Hinzu kommt ein chauvinistischer Subtext, aus der eine weibliche Action-Heldin emporsteigt: Ellen Ripley, Vize-Kapitänin der Nostromo. Verkörpert wird sie von Sigourney Weaver (Annie Hall, Ghostbusters), die strikt und abgebrüht, aber nicht herzlos aufspielt. Ripley behauptet sich gegen ihre ruppige Crew, fällt unbeliebte Entscheidungen, setzt sich aber inmitten der Katastrophe sogar für das Leben des Bordkaters Jones ein. Sie ist eine wunderbare Identifikationsfigur, gerade weil sie keine Heilige ist.

Trotz des stilistischen Höhenflugs kann Scott nie ganz verhehlen, dass er eigentlich einen B-Movie vor kunstvoller Kulisse dreht.
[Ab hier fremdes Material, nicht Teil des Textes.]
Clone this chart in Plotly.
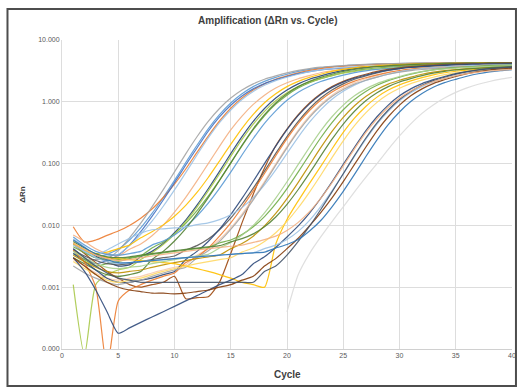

Das Skript von Dan O’Bannon und Ronald Shusett bedient die mittlerweile typische Prämisse des Slasher-Films: Eine Gruppe von Menschen wird auf engem Raum von einem gefährlichen Killer gejagt. Nur befindet sich der Schauplatz dieses Mal im Weltraum – und der Killer ist ein übermächtiges Alien. Das alles macht die Klaustrophobie noch erdrückender. Wie die Tagline so treffend meint: „In space no one can hear you scream.“ Um dem Bildungspublikum entgegen zu kommen, tackert man einen vage philosophischen Twist an den Film, was die Story nur marginal tiefgründiger macht. Und doch: Das Geschehen auf der Nostromo fesselt. Was uns Scott hier an brodelndem Unbehagen bietet, ist bis heute beispiellos. Die packende Inszenierung des Aliens und dessen ungeklärten Ursprünge sorgen für Atemnot und Herzklopfen.

Alien ist ein Meisterstück der Unruhe, einzigartig in der Erzeugung von Spannung und Panik. Das Filmmonster ist ikonisch, die Heldin knallhart und die Atmosphäre erstickend. An diesem tödlichen Ungeheuer führt kein Weg vorbei.